Over the last several years I've detailed the fight with America's mortgage giants and how they wrecked America, and one of the big issues they hit us all with was "robosigning", the practice of using MERS, the federal bank mortgage record system, as a dumping ground for broken securities and mortgages so tied up in lost records and smoke and mirrors that nobody knows who really owns the mortgage on millions of homes.
It's still a major issue, and now we're finding out that this practice -- securitizing loans and then chopping up the debt for sale as the Next Great Investment Vehicle -- is rampant in the student loan industry as well.
Student loans have eclipsed credit cards to become the second-largest source of outstanding debt in the U.S., after mortgages. Since 2007 the federal student loan balance has more than doubled, to almost $1.2 trillion from $516 billion. The Consumer Financial Protection Bureau estimates that students, former students, and their parents owe an additional $150 billion in loans from banks and other private lenders.
With defaults climbing, lenders have turned to the courts to collect. Many of their suits are marred by missing documents and procedural errors, say consumer advocates and lawyers defending debtors. “Our office is seeing an uptick in abusive loan debt-collection tactics that leave no room for relief,” wrote Massachusetts Attorney General Maura Healey in an e-mail.
The paperwork problems echo the “robosigning” scandals that followed the housing bust. Like mortgages, student loans were bundled into packages and sold to investors. “This is robosigning 2.0 with student loans,” says Robyn Smith, a lawyer with the National Consumer Law Center, a nonprofit advocacy group. “You have securitized loans in these large pools; you have the sloppy record keeping,” as in the mortgage crisis.

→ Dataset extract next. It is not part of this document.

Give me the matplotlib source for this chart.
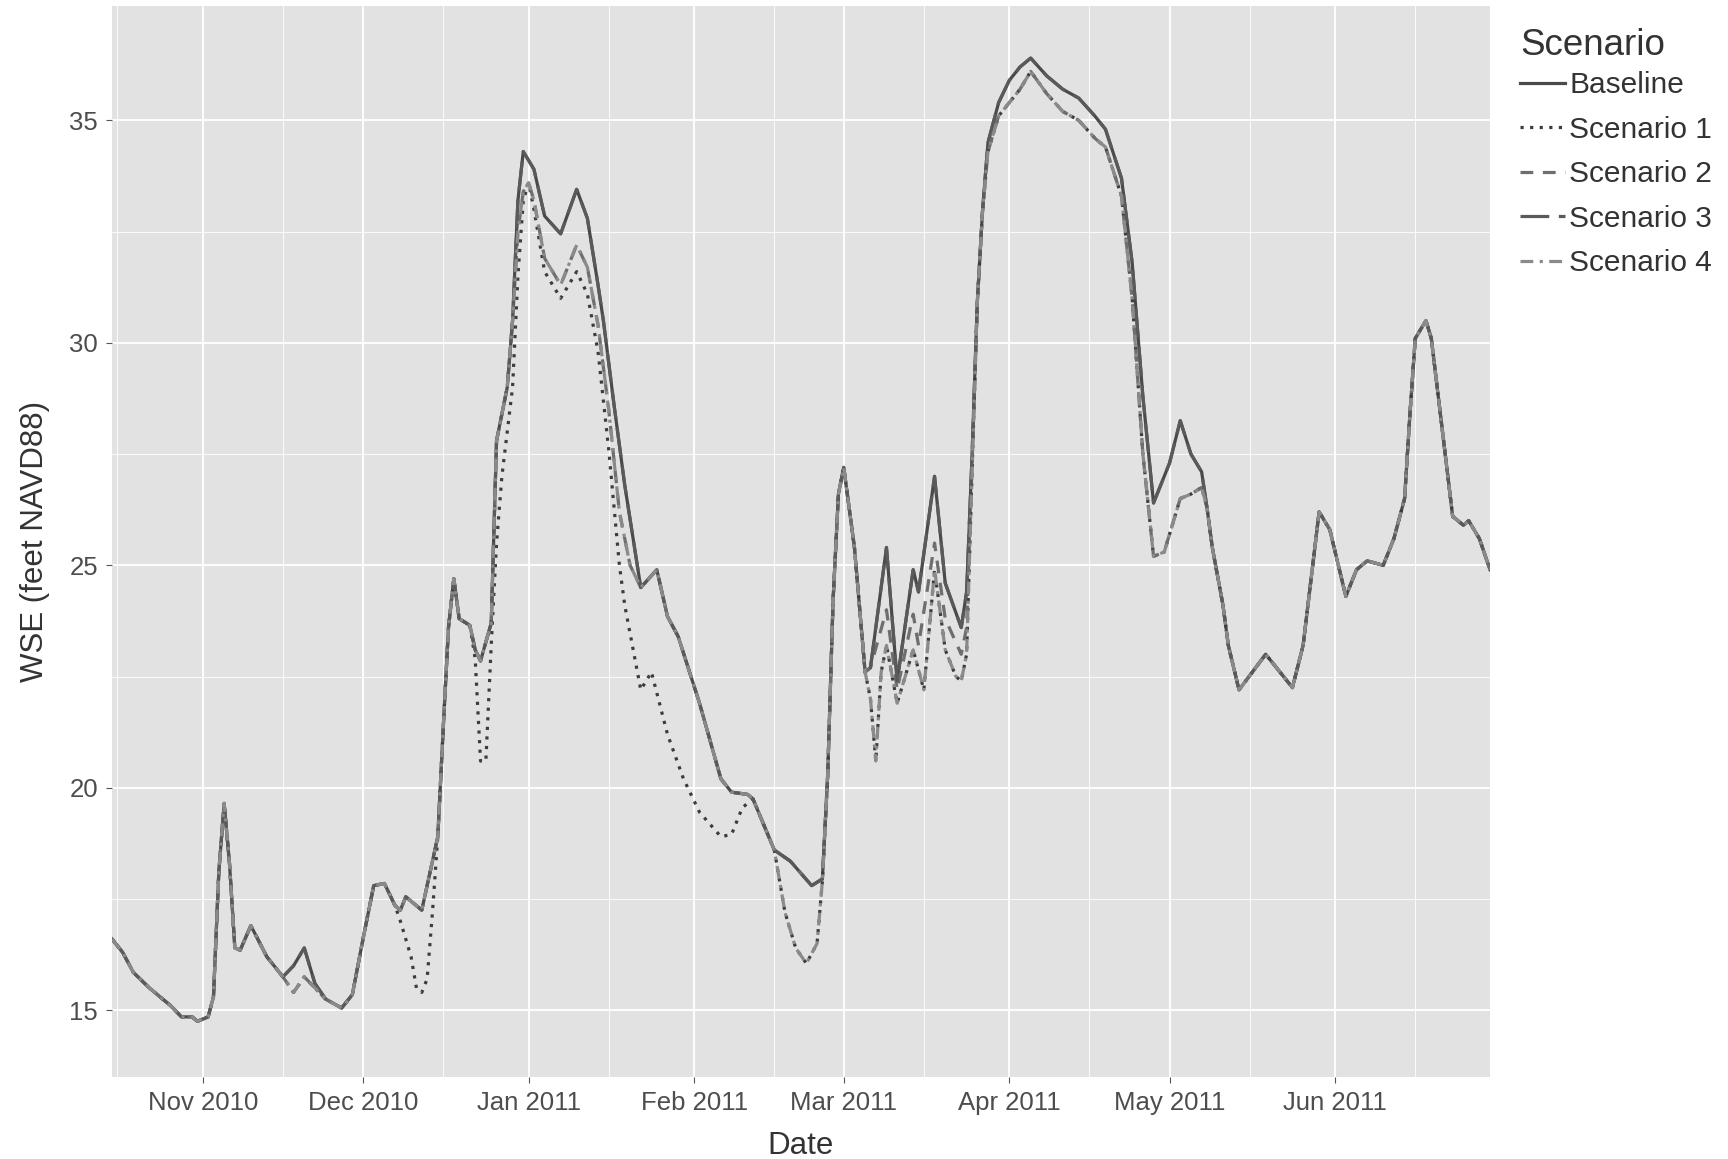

The banks learned nothing. Well, I take that back: they learned they can get away with this because Congress won't punish them. And just like in 2008-2011, collections agencies are relying on shock and awe tactics to scare people in paying up more than they owe. And when they can't prove they own the mortgage to collect on, judges are siding with the American people.
The National Collegiate Student Loan Trusts are investment vehicles created by a Boston company called First Marblehead that concentrates on education lending. From 1996 through 2007, First Marblehead bought student loans from lenders including Bank of America, JPMorgan, and a bank now owned by Citizens Bank. It transferred batches of loans to trusts it created—more than two dozen in all. The trusts sold bonds backed by the loans. The trusts are responsible for collecting loan payments from borrowers and paying out interest to bondholders. In 2013 bond rater Moody’s Investors Service said it expected losses to reach as high as 50 percent in 15 National Collegiate trusts it examined.
National Collegiate trusts have been among the most active in suing borrowers, consumer advocates say. Since 2011, National Collegiate has filed more than 1,900 civil cases in Missouri, or an average of more than one lawsuit a day. The company has filed a total of more than 2,100 suits in Connecticut, Indiana, Arizona, and Oklahoma, according to state legal databases. Representatives for National Collegiate didn’t respond to repeated requests for comment. “We don’t comment on the trusts,” First Marblehead Chief Financial Officer Alan Breitman says.
Student debtors are challenging National Collegiate in court, and judges in Ohio, Florida, and Kentucky have found that the trusts haven’t proved they own the debt. In California, 13 people are seeking class-action status for a suit against National Collegiate for suing them to collect on student loans without identifying the original lender—which violates California debt-collection law. National Collegiate has denied the allegations in court filings.
This is the next big crisis in the economy, and it's going to be a brutal mess to work through. Don't expect the economy to get too much better than it is now until this problem goes away.